Lo stesso “stratega capo” del presidente, Stephen Bannon, al centro di accese polemiche per le sue inclinazioni neo-fasciste, ha lavorato nella divisione Fusioni e Acquisizioni di Goldman Sachs, diventandone vice-presidente fino al suo addio nel febbraio del 1990. Anche Anthony Scaramucci, infine, ha beneficiato della sua permanenza in Goldman Sachs fino al 1996 per ottenere la direzione di un ufficio alla Casa Bianca dopo l’elezione di Trump.

La presenza di ex manager di Goldman Sachs all’interno dei governi americani, incluse le amministrazioni Democratiche, è tutt’altro che nuova, né può essere una sorpresa nel caso di un presidente miliardario che ha costruito il suo governo scegliendo membri di spicco della ristretta élite economico-finanziaria americana.

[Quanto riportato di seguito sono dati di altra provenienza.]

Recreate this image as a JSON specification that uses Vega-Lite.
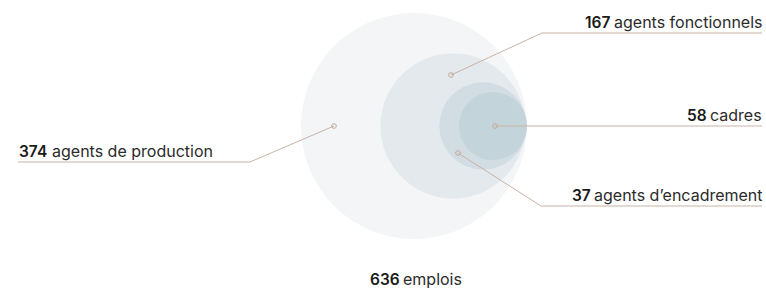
{
  "$schema": "https://vega.github.io/schema/vega-lite/v6.json",
  "width": 766,
  "height": 291,
  "padding": 0,
  "autosize": {"type": "fit", "contains": "padding"},
  "background": "white",
  "config": {"view": {"stroke": null}},
  "datasets": {
    "circles": [
      {"groupe": "636 emplois", "effectif": 636, "cx": 414, "cy": 126, "couleur": "#f3f5f7"},
      {"groupe": "fonctionnels + encadrement + cadres", "effectif": 262, "cx": 453, "cy": 126, "couleur": "#e4e9ed"},
      {"groupe": "encadrement + cadres", "effectif": 95, "cx": 483, "cy": 126, "couleur": "#d2dde3"},
      {"groupe": "cadres", "effectif": 58, "cx": 493, "cy": 126, "couleur": "#c4d4db"}
    ],
    "segments": [
      {"x": 18, "y": 162, "x2": 250, "y2": 162},
      {"x": 250, "y": 162, "x2": 334, "y2": 126},
      {"x": 451, "y": 75, "x2": 542, "y2": 33},
      {"x": 542, "y": 33, "x2": 762, "y2": 33},
      {"x": 495, "y": 126, "x2": 762, "y2": 126},
      {"x": 458, "y": 153, "x2": 541, "y2": 206},
      {"x": 541, "y": 206, "x2": 762, "y2": 206}
    ],
    "points": [
      {"x": 334, "y": 126},
      {"x": 451, "y": 75},
      {"x": 495, "y": 126},
      {"x": 458, "y": 153}
    ],
    "labels": [
      {"nombre": "374", "libelle": "agents de production", "nx": 19, "tx": 52, "y": 157},
      {"nombre": "167", "libelle": "agents fonctionnels", "nx": 585, "tx": 614, "y": 28},
      {"nombre": "58", "libelle": "cadres", "nx": 687, "tx": 710, "y": 121},
      {"nombre": "37", "libelle": "agents d’encadrement", "nx": 572, "tx": 594, "y": 201},
      {"nombre": "636", "libelle": "emplois", "nx": 370, "tx": 403, "y": 285}
    ]
  },
  "layer": [
    {
      "data": {"name": "circles"},
      "mark": {"type": "point", "shape": "circle", "filled": true, "opacity": 1, "strokeWidth": 0},
      "encoding": {
        "x": {"field": "cx", "type": "quantitative", "scale": {"domain": [0, 766], "nice": false, "zero": false}, "axis": null},
        "y": {"field": "cy", "type": "quantitative", "scale": {"domain": [0, 291], "nice": false, "zero": false, "reverse": true}, "axis": null},
        "size": {"field": "effectif", "type": "quantitative", "scale": {"type": "linear", "domain": [0, 636], "range": [0, 51076], "zero": true}, "legend": null},
        "color": {"field": "couleur", "type": "nominal", "scale": null, "legend": null},
        "order": {"field": "effectif", "sort": "descending"}
      }
    },
    {
      "data": {"name": "segments"},
      "mark": {"type": "rule", "color": "#c9b3a6", "strokeWidth": 1},
      "encoding": {
        "x": {"field": "x", "type": "quantitative"},
        "y": {"field": "y", "type": "quantitative"},
        "x2": {"field": "x2"},
        "y2": {"field": "y2"}
      }
    },
    {
      "data": {"name": "points"},
      "mark": {"type": "point", "shape": "circle", "filled": false, "color": "#c4a899", "size": 22, "strokeWidth": 1, "opacity": 1},
      "encoding": {
        "x": {"field": "x", "type": "quantitative"},
        "y": {"field": "y", "type": "quantitative"}
      }
    },
    {
      "data": {"name": "labels"},
      "mark": {"type": "text", "align": "left", "baseline": "alphabetic", "font": "Inter", "fontSize": 15.5, "fontWeight": 600, "color": "#1a1a1a"},
      "encoding": {
        "x": {"field": "nx", "type": "quantitative"},
        "y": {"field": "y", "type": "quantitative"},
        "text": {"field": "nombre"}
      }
    },
    {
      "data": {"name": "labels"},
      "mark": {"type": "text", "align": "left", "baseline": "alphabetic", "font": "Inter", "fontSize": 16, "fontWeight": "normal", "color": "#2b2b2b"},
      "encoding": {
        "x": {"field": "tx", "type": "quantitative"},
        "y": {"field": "y", "type": "quantitative"},
        "text": {"field": "libelle"}
      }
    }
  ]
}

Le nomine seguite al successo di Trump nel voto di novembre hanno perciò da subito contraddetto la retorica populista di una campagna elettorale incentrata sull’appello a lavoratori e classe media, messi in crisi anche da un’industria finanziaria onnipotente. Proprio contro Goldman Sachs, poi, Trump si era scagliato in più occasioni, denunciando frequentemente i legami molto stretti tra i vertici della banca di Wall Street e la sua sfidante per la Casa Bianca, Hillary Clinton.